Claudia Bucher is a Southern California artist who creates performative sculptural installations exploring ideas about extended sentience. She’s interested in the crossover between art, science and technology, architecture, mysticism and science fiction. Her recent work is inspired by space exploration, the Mojave Desert, biomimicry, biomorphic design, and DIY culture. She has an MFA from Art Center College of Design and has taught new media at UCLA, Otis College of Art and Brandeis University. In 2019, she was artist-in-residence at the North Dakota Museum of Art’s McCanna House and at Buckwheat Space in Morongo Valley, CA.
The Great Cleansing of the Rio Grande (September 17, 1987 to April 17, 1994)
Mazeaud weaves together her roles as a ceremonialist, a cultural peacemaker and a heartist to create sacred artworks and performances. In The Great Cleansing of the Rio Grande,the artist walked the tributary Santa Fe River monthly doing a literal cleaning and a symbolic cleansing over a seven year period, which she describes as a performative pilgrimage.
Dominique Mazeaud came to the United States from France in 1967. She lived in New York City for twenty years where she worked as a director of a fine art gallery. In 1979 she attended Experience Week at Findhorn, the ecovillage in Scotland, where she learned about sustainable living. In 1987 Mazeaud moved to Santa Fe, New Mexico. Her encounters with vast river beds here have since inspired over twenty peformative projects to date, including: The Great Cleansing of the Rio Grande 1987-1994; The Most Precious Jewel 1998-2002, a participant based interactive piece where beads are stiched on a fabric globe of the earth on the Santa Fe Plaza; and 60 Water Weaving Women 2008/2009, a ritual performance at the Capitol building in Santa Fe.
BONNIE ORA SHERK
Public Lunch, 1971
Bonnie Ora Sherk refers to her early performative artworks as Environmental Performance Sculpture. For these works the artist either used found environments or environments that she created, sites systemically integrated with performative elements. For her Sitting Still Series, which culminated with her performative work Public Lunch in 1971, the artist ate a meal in a cage in the Lion House at the San Francisco Zoo adjacent to the cages of the lions and tigers. The piece began at the public feeding time of 2pm on a Saturday. Sherk was let into the cage in the same way as the other animals, from an outdoor cage through a door that opened automatically and then closed again. She was one of the animals being fed on that Saturday, which was a surprise to most of the spectators who had come to see the Zoo animals eating.
Bonnie Ora Sherk is a San Francisco and New York-based environmental performance sculptor, landscape architect, planner, educator, and founder of A Living Library, a project that engages communities in creating unique ecological transformations.

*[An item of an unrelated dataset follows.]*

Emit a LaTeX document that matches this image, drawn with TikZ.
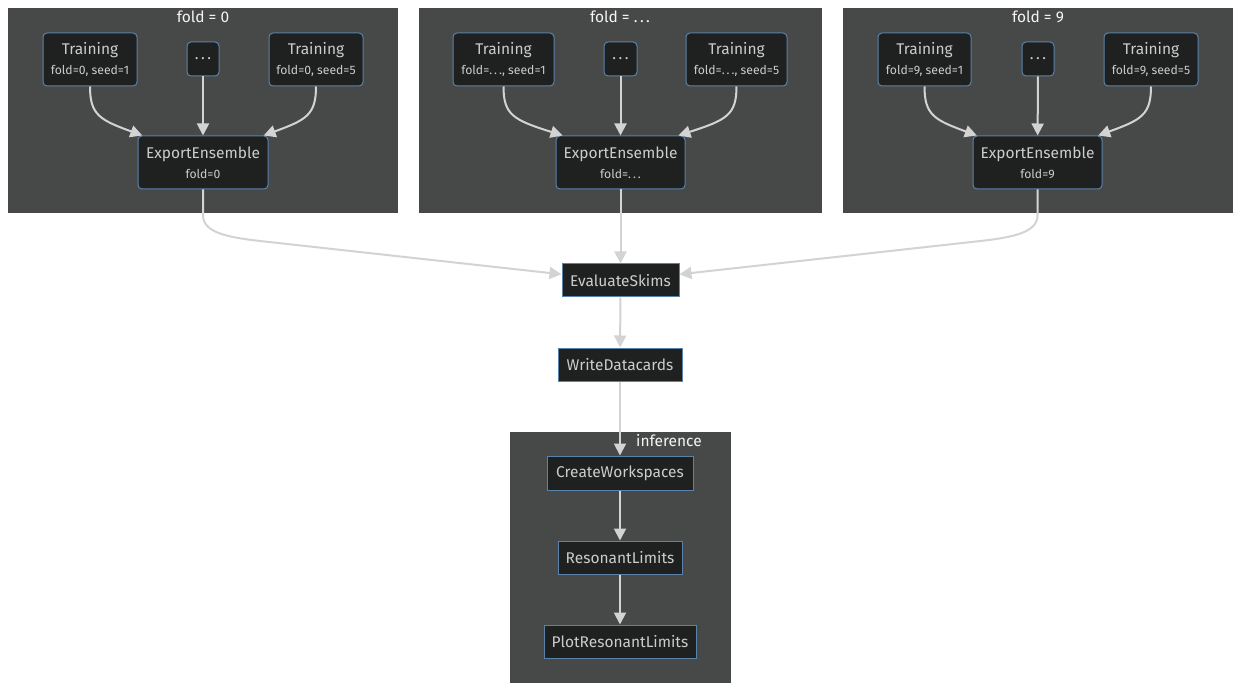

Her pioneering conceptual performances in the 1970s evolved to become systemically integrated community programs and/or hands-on, transformative, interdisciplinary curriculum – always relating directly to the place. She was the founder of Crossroads Community (the farm) in 1974, a pioneering, urban agriculture, environmental education, multi-arts, community gathering place that incorporated a major freeway interchange in San Francisco.